## Required work:
Retype, please, the listing from its opening line through the line that contains "(300,-189) -- (362,-110)", both included, without the pictures.

** Start **

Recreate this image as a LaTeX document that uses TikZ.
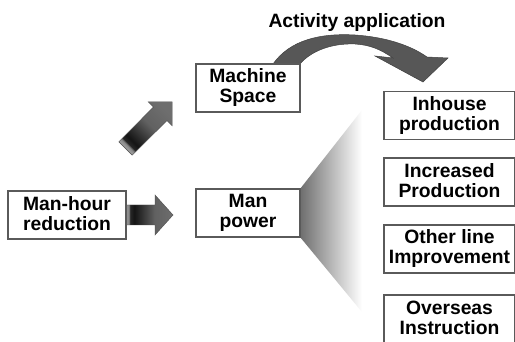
\documentclass[tikz,border=0pt]{standalone}
\usepackage{fontspec}
\setmainfont{Liberation Sans}
\newcommand\mystrut{\rule[-3pt]{0pt}{17pt}}
\definecolor{boxline}{HTML}{5A5A5A}
\definecolor{arrowgray}{HTML}{575757}
\pgfdeclarehorizontalshading{arrshade}{100bp}{color(0bp)=(black!40);color(25bp)=(black!40);color(27bp)=(black!50);color(28.5bp)=(black!85);color(33bp)=(black!92);color(55bp)=(black!62);color(75bp)=(black!57);color(100bp)=(black!57)}
\tikzset{
  box/.style={draw=boxline, line width=1.2pt, fill=white, inner sep=0pt,
    minimum height=48pt, align=center, font=\fontsize{19.3}{20}\selectfont\bfseries},
  lbl/.style={inner sep=0pt, font=\fontsize{19.3}{20}\selectfont\bfseries},
  blockarrow/.style={shading=arrshade, draw=black!70, line width=0.4pt},
}
\begin{document}
\begin{tikzpicture}[x=1pt,y=1pt]
\useasboundingbox (0,0) rectangle (515,-342);
\clip (0,0) rectangle (515,-342);
\fill[white] (0,0) rectangle (515,-342);

% fan shading from Man power
\shade[left color=black!57, right color=white]
  (300,-189) -- (362,-110) -- (362,-312) -- (300,-237) -- cycle;

% curved arrow "Activity application"
\fill[arrowgray, draw=black!75, line width=0.5pt]
  (273,-64) .. controls (290,-40) and (320,-33) .. (355,-35)
  .. controls (385,-37) and (410,-45) .. (427,-57)
  -- (448,-58) -- (423,-82) -- (375,-56) -- (393,-58)
  .. controls (380,-49) and (370,-45) .. (355,-44)
  .. controls (330,-43) and (310,-52) .. (300,-64) -- cycle;

% diagonal block arrow
\path[blockarrow, shading angle=45]
  (132.2,-155.2) -- (166.9,-120.6) -- (172.2,-125.9) -- (172.2,-101.8)
  -- (148.1,-101.8) -- (153.4,-107.1) -- (118.8,-141.8) -- cycle;

% horizontal block arrow
\path[blockarrow]
  (127,-205) -- (155,-205) -- (155,-195) -- (173,-215) -- (155,-235)
  -- (155,-225) -- (127,-225) -- cycle;

% boxes
\node[box, minimum width=118pt] (mh) at (67,-215) {\mystrut Man-hour\\\mystrut reduction};
\node[box, minimum width=104pt] (mp) at (248,-213) {\mystrut Man\\\mystrut power};
\node[box, minimum width=104pt] (ms) at (248,-88) {\mystrut Machine\\\mystrut Space};
\node[box, minimum width=131pt] (ih) at (449.5,-115.5) {\mystrut Inhouse\\\mystrut production};
\node[box, minimum width=131pt] (ip) at (449.5,-182) {\mystrut Increased\\\mystrut Production};
\node[box, minimum width=131pt] (ol) at (449.5,-249) {\mystrut Other line\\\mystrut Improvement};
\node[box, minimum width=131pt] (os) at (449.5,-319) {\mystrut Overseas\\\mystrut Instruction};

\node[lbl, anchor=base] (aa) at (357,-28) {Activity application};
\end{tikzpicture}
\end{document}
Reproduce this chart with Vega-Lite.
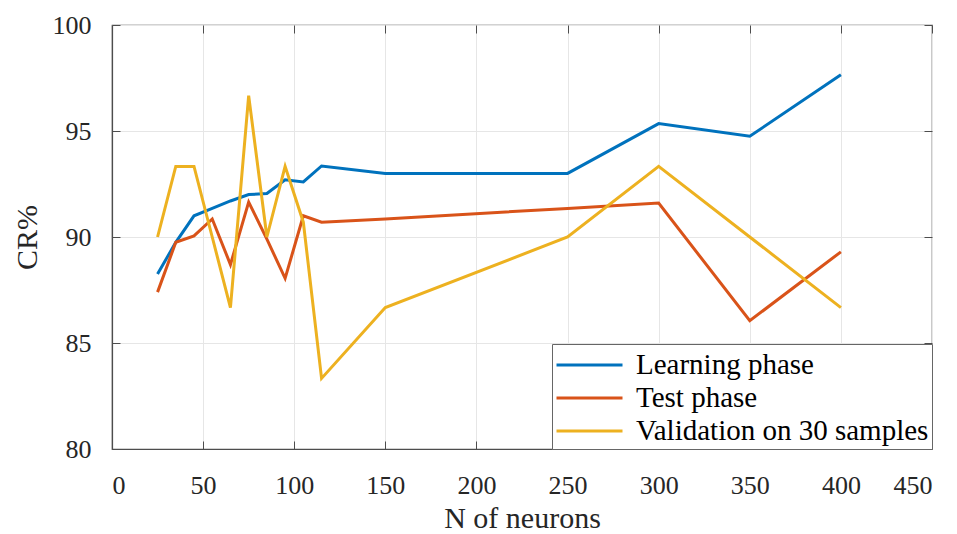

** End **

## Result of this task:
Recreate this image as a LaTeX document that uses TikZ.
\documentclass[tikz,border=0pt]{standalone}
\usepackage{fontspec}
\setmainfont{Liberation Sans}
\newcommand\mystrut{\rule[-3pt]{0pt}{17pt}}
\definecolor{boxline}{HTML}{5A5A5A}
\definecolor{arrowgray}{HTML}{575757}
\pgfdeclarehorizontalshading{arrshade}{100bp}{color(0bp)=(black!40);color(25bp)=(black!40);color(27bp)=(black!50);color(28.5bp)=(black!85);color(33bp)=(black!92);color(55bp)=(black!62);color(75bp)=(black!57);color(100bp)=(black!57)}
\tikzset{
  box/.style={draw=boxline, line width=1.2pt, fill=white, inner sep=0pt,
    minimum height=48pt, align=center, font=\fontsize{19.3}{20}\selectfont\bfseries},
  lbl/.style={inner sep=0pt, font=\fontsize{19.3}{20}\selectfont\bfseries},
  blockarrow/.style={shading=arrshade, draw=black!70, line width=0.4pt},
}
\begin{document}
\begin{tikzpicture}[x=1pt,y=1pt]
\useasboundingbox (0,0) rectangle (515,-342);
\clip (0,0) rectangle (515,-342);
\fill[white] (0,0) rectangle (515,-342);

% fan shading from Man power
\shade[left color=black!57, right color=white]
  (300,-189) -- (362,-110) -- (362,-312) -- (300,-237) -- cycle;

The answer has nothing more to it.